We have lived in our home for 10 years and this year our "big" project is paying attention to our backyard and giving it the loving care it needs to be 'restored to glory" : ) One of the things I love about my backyard is how my garden is constantly teaching me how to be in flow - in a more healthy relationship with myself. My backyard garden is a LOT like me. Like my garden, I do not respond well being pressured, punished, bribed or overly scheduled. I love spending time in my garden, because, my garden gets me. My husband says I have a green thumb, I think its just that I am in tune with the rhythms of my garden.
This weekend I was inspired to start a series of lessons I've learned. I'm going to share them with you a little at a time instead of posting a huge long post.
So here is Part 1.
8 Commitments of a Healthy Relationship with Yourself
Commitment 1
When you learn how to take care of your garden - JUST ENOUGH and AS NEEDED, it can teach you a lot about how to treat yourself.
When you care for your garden in a natural, un-forced, unscheduled way, it thrives. And, you do too. The work of self-care does not feel like an obligation or a "chore" when you don't try to force or "should" yourself into say sleeping or eating in a healthy way.
Doing the work of taking care of yourself becomes an exercise in gratitude, an opportunity to learn, experiment, and discover new ways of seeing, being and doing. When you fully commit to self-care it transforms into an opportunity to gain insight into yourself, and experience a sense of how connected you really are to nature, You get to tap into the flow of life and notice how to find the easy in the hard, the small in the big, how to become satisfied with just enough. To allow a few weeds to crop up and not try to live weed free but rather find the level at which you get to enjoy your garden without it having to be perfect.

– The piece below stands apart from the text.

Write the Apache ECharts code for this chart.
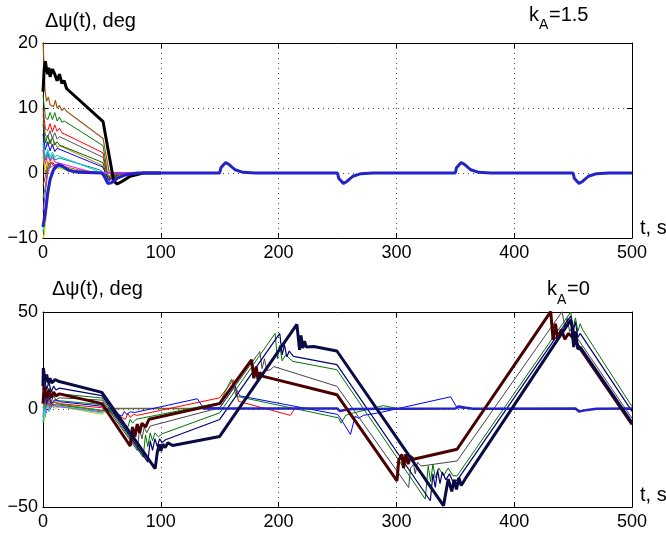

Commit to understand your natural personal characteristics, needs and resources just as you must understand what each plant in your garden needs as well as of which area of your garden is the best place to plant it so that it can flourish. (How much sun, rain does it get? What is the climate? soil type? drainage characteristics? rockiness level? slope? What kinds of bugs, creatures, insects are native to the garden? etc.)
Commiting to finding the right "fit" of needs and context is the first rule of garden design. It helps you decide what plants to put where, and minimize the work needed to keep the plant healthy and happy. It helps you determine what you need to do to supplement the garden or the plant's own natural resources without overwhelming it. It will help you decide:
- What to give it
- How much to give
- When to give
- What to let it do on it's own
- When to intervene and when not to
- What tools to use
- How much to RECEIVE from your garden without depleting it.
This one lesson has some really deep and wide implications for life design as well. Life design skills are about understanding yourself as you are, your natural strengths and designing your life to fit you.
When you find yourself in a job, career or business that "fits" you, your life almost automatically becomes happier, healthier and a lot less stressful. When you commit to understanding what you really need AND commit to paying attention and noticing when your needs change, then you can commit to also redesigning and reorganizing your life systems to fit your changing needs.
Trying to change who you are to fit your life (instead of changing your life to fit you) is a dead end street. Put a plant in a garden that is not right for it and it will never blossom to it's fullest potential. The best possible outcome is that you become a really weak and stunted version of what you could be if were in an environment that met at least your minimum needs.
Chronically deprived plants never flourish. And neither to chronically deprived people who don't take the time to understand and differentiate their true needs from their wants, figure out what enough is, and design their lives to first meet all their minimum needs without depriving themselves chronically in any of the other areas...like sleep, exercise, rest.
How does this lesson speak to you right now?